Stated task ::
Print the listing in its entirety and exactly, leaving out images.

Recorded data ::
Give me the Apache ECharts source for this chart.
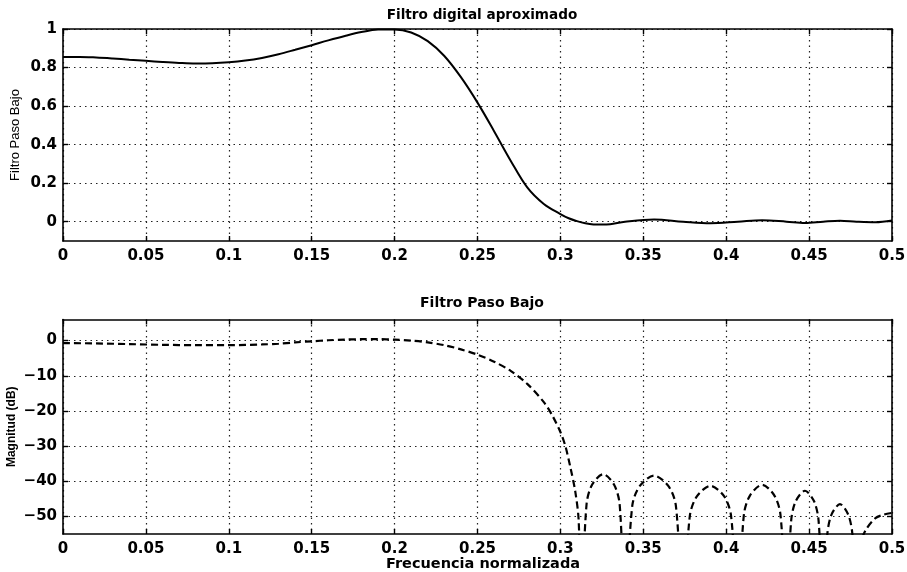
<!DOCTYPE html>
<html>
<head>
<meta charset="utf-8">
<script src="https://cdn.jsdelivr.net/npm/echarts@6/dist/echarts.min.js"></script>
<style>
html,body{margin:0;padding:0;background:#fff;}
#c{width:907px;height:572px;}
</style>
</head>
<body>
<div id="c"></div>
<script>
// ---- data ----
const topTitle = 'Filtro digital aproximado';
const bottomTitle = 'Filtro Paso Bajo';
const topYName = 'Filtro Paso Bajo';
const bottomYName = 'Magnitud (dB)';
const xName = 'Frecuencia normalizada';

const freqTop = [0,0.01,0.02,0.03,0.04,0.05,0.06,0.07,0.08,0.09,0.10,0.11,0.12,0.13,0.14,0.15,0.16,0.17,0.18,0.19,0.20,0.21,0.22,0.23,0.24,0.25,0.26,0.27,0.28,0.29,0.30,0.305,0.31,0.315,0.32,0.325,0.33,0.339,0.3565,0.374,0.3905,0.407,0.4217,0.4364,0.4475,0.4585,0.4686,0.4786,0.49,0.5];
const ampTop = [0.855,0.855,0.852,0.847,0.841,0.835,0.829,0.824,0.821,0.822,0.827,0.836,0.850,0.869,0.892,0.916,0.941,0.964,0.984,0.997,0.998,0.982,0.937,0.860,0.750,0.618,0.470,0.317,0.178,0.092,0.040,0.018,0.003,-0.008,-0.014,-0.015,-0.013,0.0,0.012,0.0,-0.008,0.0,0.008,0.0,-0.007,0.0,0.005,0.0,-0.003,0.006];

const freqDb = [0,0.02,0.04,0.06,0.08,0.10,0.12,0.13,0.14,0.15,0.16,0.17,0.18,0.19,0.20,0.21,0.22,0.23,0.24,0.25,0.26,0.27,0.28,0.29,0.295,0.30,0.303,0.306,0.309,0.311,0.3125,
  0.3158,0.3191,0.3258,0.3324,0.3357,0.339,
  0.3434,0.3478,0.3565,0.3652,0.3696,0.374,
  0.3781,0.3823,0.3905,0.3988,0.4029,0.407,
  0.4107,0.4144,0.4217,0.429,0.4327,0.4364,
  0.4392,0.4419,0.4475,0.453,0.4557,0.4585,
  0.461,0.4635,0.4686,0.4736,0.4761,0.4786,
  0.4811,0.484,0.49,0.495,0.5];
const magDb = [-0.7,-0.8,-1.0,-1.2,-1.3,-1.3,-1.1,-0.9,-0.5,-0.2,0.1,0.3,0.4,0.4,0.3,0.0,-0.5,-1.3,-2.5,-4.0,-6.0,-8.6,-12.3,-17.5,-21.2,-26,-30,-36,-43,-51,-75,
  -46.4,-41,-38,-41,-46.4,-75,
  -46.8,-41.4,-38.4,-41.4,-46.8,-75,
  -49.7,-44.3,-41.3,-44.3,-49.7,-75,
  -49.4,-44,-41,-44,-49.4,-75,
  -51.1,-45.7,-42.7,-45.7,-51.1,-75,
  -55,-49.5,-46.5,-49.5,-55,-75,
  -58,-54,-50.5,-49.5,-49];

const xTicks = {min:0, max:0.5, interval:0.05};
const topY = {min:-0.1, max:1, ticks:[0,0.2,0.4,0.6,0.8,1]};
const botY = {min:-55, max:6, ticks:[-50,-40,-30,-20,-10,0]};

// ---- chart ----
const chart = echarts.init(document.getElementById('c'), null, {renderer:'canvas'});
const lblFont = {fontFamily:'DejaVu Sans', fontWeight:'bold', fontSize:15, color:'#000'};
const boxLine = {show:true, onZero:false, lineStyle:{color:'#000', width:1.6}};
const tickIn = {show:true, inside:true, length:5, lineStyle:{color:'#000', width:1.4}};
const dotted = {show:true, lineStyle:{color:'#222', width:1.2, type:[1.5,4]}};

function xAxes(gi){
  return [
    {type:'value', gridIndex:gi, position:'bottom', min:xTicks.min, max:xTicks.max, interval:xTicks.interval,
     axisLine:boxLine, axisTick:tickIn, splitLine:dotted,
     axisLabel:Object.assign({show:true, margin:8, formatter:v=>String(+v.toFixed(2))}, lblFont)},
    {type:'value', gridIndex:gi, position:'top', min:xTicks.min, max:xTicks.max, interval:xTicks.interval,
     axisLine:boxLine, axisTick:tickIn, splitLine:{show:false}, axisLabel:{show:false}}
  ];
}
function yAxes(gi, cfg, name, nameGap, nameFont){
  const customValues = cfg.ticks;
  return [
    {type:'value', gridIndex:gi, position:'left', min:cfg.min, max:cfg.max,
     axisLine:boxLine, axisTick:Object.assign({customValues}, tickIn), splitLine:dotted,
     axisLabel:Object.assign({show:true, margin:6, customValues, formatter:v=>String(+v.toFixed(2)).replace('-','\u2212')}, lblFont),
     name:name, nameLocation:'middle', nameRotate:90, nameGap:nameGap, nameMoveOverlap:false, nameTextStyle:nameFont},
    {type:'value', gridIndex:gi, position:'right', min:cfg.min, max:cfg.max,
     axisLine:boxLine, axisTick:Object.assign({customValues}, tickIn), splitLine:{show:false}, axisLabel:{show:false}}
  ];
}

const option = {
  backgroundColor:'#fff',
  animation:false,
  title:[
    {text:topTitle, left:477, top:3, textAlign:'center', textStyle:{fontFamily:'DejaVu Sans', fontWeight:'bold', fontSize:13.6, color:'#000'}},
    {text:bottomTitle, left:477, top:291, textAlign:'center', textStyle:{fontFamily:'DejaVu Sans', fontWeight:'bold', fontSize:14, color:'#000'}},
    {text:xName, left:478, top:552, textAlign:'center', textStyle:{fontFamily:'DejaVu Sans', fontWeight:'bold', fontSize:14.5, color:'#000'}}
  ],
  grid:[
    {left:63, top:29, width:829, height:212, outerBoundsMode:'none', containLabel:false},
    {left:63, top:319.5, width:829, height:214.5, outerBoundsMode:'none', containLabel:false}
  ],
  xAxis:[...xAxes(0), ...xAxes(1)],
  yAxis:[
    ...yAxes(0, topY, topYName, 41, {fontFamily:'Liberation Sans', fontSize:13, color:'#000'}),
    ...yAxes(1, botY, bottomYName, 45, {fontFamily:'Liberation Sans', fontWeight:'bold', fontSize:12, color:'#000'})
  ],
  series:[
    {type:'line', xAxisIndex:0, yAxisIndex:0, data:freqTop.map((f,i)=>[f, ampTop[i]]),
     showSymbol:false, smooth:0.35, lineStyle:{color:'#000', width:2}, clip:true},
    {type:'line', xAxisIndex:2, yAxisIndex:2, data:freqDb.map((f,i)=>[f, magDb[i]]),
     showSymbol:false, smooth:0.3, lineStyle:{color:'#000', width:2.2, type:[7,4]}, clip:true}
  ]
};
chart.setOption(option);
</script>
</body>
</html>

Answer below ::
Give me the Apache ECharts source for this chart.
<!DOCTYPE html>
<html>
<head>
<meta charset="utf-8">
<script src="https://cdn.jsdelivr.net/npm/echarts@6/dist/echarts.min.js"></script>
<style>
html,body{margin:0;padding:0;background:#fff;}
#c{width:907px;height:572px;}
</style>
</head>
<body>
<div id="c"></div>
<script>
// ---- data ----
const topTitle = 'Filtro digital aproximado';
const bottomTitle = 'Filtro Paso Bajo';
const topYName = 'Filtro Paso Bajo';
const bottomYName = 'Magnitud (dB)';
const xName = 'Frecuencia normalizada';

const freqTop = [0,0.01,0.02,0.03,0.04,0.05,0.06,0.07,0.08,0.09,0.10,0.11,0.12,0.13,0.14,0.15,0.16,0.17,0.18,0.19,0.20,0.21,0.22,0.23,0.24,0.25,0.26,0.27,0.28,0.29,0.30,0.305,0.31,0.315,0.32,0.325,0.33,0.339,0.3565,0.374,0.3905,0.407,0.4217,0.4364,0.4475,0.4585,0.4686,0.4786,0.49,0.5];
const ampTop = [0.855,0.855,0.852,0.847,0.841,0.835,0.829,0.824,0.821,0.822,0.827,0.836,0.850,0.869,0.892,0.916,0.941,0.964,0.984,0.997,0.998,0.982,0.937,0.860,0.750,0.618,0.470,0.317,0.178,0.092,0.040,0.018,0.003,-0.008,-0.014,-0.015,-0.013,0.0,0.012,0.0,-0.008,0.0,0.008,0.0,-0.007,0.0,0.005,0.0,-0.003,0.006];

const freqDb = [0,0.02,0.04,0.06,0.08,0.10,0.12,0.13,0.14,0.15,0.16,0.17,0.18,0.19,0.20,0.21,0.22,0.23,0.24,0.25,0.26,0.27,0.28,0.29,0.295,0.30,0.303,0.306,0.309,0.311,0.3125,
  0.3158,0.3191,0.3258,0.3324,0.3357,0.339,
  0.3434,0.3478,0.3565,0.3652,0.3696,0.374,
  0.3781,0.3823,0.3905,0.3988,0.4029,0.407,
  0.4107,0.4144,0.4217,0.429,0.4327,0.4364,
  0.4392,0.4419,0.4475,0.453,0.4557,0.4585,
  0.461,0.4635,0.4686,0.4736,0.4761,0.4786,
  0.4811,0.484,0.49,0.495,0.5];
const magDb = [-0.7,-0.8,-1.0,-1.2,-1.3,-1.3,-1.1,-0.9,-0.5,-0.2,0.1,0.3,0.4,0.4,0.3,0.0,-0.5,-1.3,-2.5,-4.0,-6.0,-8.6,-12.3,-17.5,-21.2,-26,-30,-36,-43,-51,-75,
  -46.4,-41,-38,-41,-46.4,-75,
  -46.8,-41.4,-38.4,-41.4,-46.8,-75,
  -49.7,-44.3,-41.3,-44.3,-49.7,-75,
  -49.4,-44,-41,-44,-49.4,-75,
  -51.1,-45.7,-42.7,-45.7,-51.1,-75,
  -55,-49.5,-46.5,-49.5,-55,-75,
  -58,-54,-50.5,-49.5,-49];

const xTicks = {min:0, max:0.5, interval:0.05};
const topY = {min:-0.1, max:1, ticks:[0,0.2,0.4,0.6,0.8,1]};
const botY = {min:-55, max:6, ticks:[-50,-40,-30,-20,-10,0]};

// ---- chart ----
const chart = echarts.init(document.getElementById('c'), null, {renderer:'canvas'});
const lblFont = {fontFamily:'DejaVu Sans', fontWeight:'bold', fontSize:15, color:'#000'};
const boxLine = {show:true, onZero:false, lineStyle:{color:'#000', width:1.6}};
const tickIn = {show:true, inside:true, length:5, lineStyle:{color:'#000', width:1.4}};
const dotted = {show:true, lineStyle:{color:'#222', width:1.2, type:[1.5,4]}};

function xAxes(gi){
  return [
    {type:'value', gridIndex:gi, position:'bottom', min:xTicks.min, max:xTicks.max, interval:xTicks.interval,
     axisLine:boxLine, axisTick:tickIn, splitLine:dotted,
     axisLabel:Object.assign({show:true, margin:8, formatter:v=>String(+v.toFixed(2))}, lblFont)},
    {type:'value', gridIndex:gi, position:'top', min:xTicks.min, max:xTicks.max, interval:xTicks.interval,
     axisLine:boxLine, axisTick:tickIn, splitLine:{show:false}, axisLabel:{show:false}}
  ];
}
function yAxes(gi, cfg, name, nameGap, nameFont){
  const customValues = cfg.ticks;
  return [
    {type:'value', gridIndex:gi, position:'left', min:cfg.min, max:cfg.max,
     axisLine:boxLine, axisTick:Object.assign({customValues}, tickIn), splitLine:dotted,
     axisLabel:Object.assign({show:true, margin:6, customValues, formatter:v=>String(+v.toFixed(2)).replace('-','\u2212')}, lblFont),
     name:name, nameLocation:'middle', nameRotate:90, nameGap:nameGap, nameMoveOverlap:false, nameTextStyle:nameFont},
    {type:'value', gridIndex:gi, position:'right', min:cfg.min, max:cfg.max,
     axisLine:boxLine, axisTick:Object.assign({customValues}, tickIn), splitLine:{show:false}, axisLabel:{show:false}}
  ];
}

const option = {
  backgroundColor:'#fff',
  animation:false,
  title:[
    {text:topTitle, left:477, top:3, textAlign:'center', textStyle:{fontFamily:'DejaVu Sans', fontWeight:'bold', fontSize:13.6, color:'#000'}},
    {text:bottomTitle, left:477, top:291, textAlign:'center', textStyle:{fontFamily:'DejaVu Sans', fontWeight:'bold', fontSize:14, color:'#000'}},
    {text:xName, left:478, top:552, textAlign:'center', textStyle:{fontFamily:'DejaVu Sans', fontWeight:'bold', fontSize:14.5, color:'#000'}}
  ],
  grid:[
    {left:63, top:29, width:829, height:212, outerBoundsMode:'none', containLabel:false},
    {left:63, top:319.5, width:829, height:214.5, outerBoundsMode:'none', containLabel:false}
  ],
  xAxis:[...xAxes(0), ...xAxes(1)],
  yAxis:[
    ...yAxes(0, topY, topYName, 41, {fontFamily:'Liberation Sans', fontSize:13, color:'#000'}),
    ...yAxes(1, botY, bottomYName, 45, {fontFamily:'Liberation Sans', fontWeight:'bold', fontSize:12, color:'#000'})
  ],
  series:[
    {type:'line', xAxisIndex:0, yAxisIndex:0, data:freqTop.map((f,i)=>[f, ampTop[i]]),
     showSymbol:false, smooth:0.35, lineStyle:{color:'#000', width:2}, clip:true},
    {type:'line', xAxisIndex:2, yAxisIndex:2, data:freqDb.map((f,i)=>[f, magDb[i]]),
     showSymbol:false, smooth:0.3, lineStyle:{color:'#000', width:2.2, type:[7,4]}, clip:true}
  ]
};
chart.setOption(option);
</script>
</body>
</html>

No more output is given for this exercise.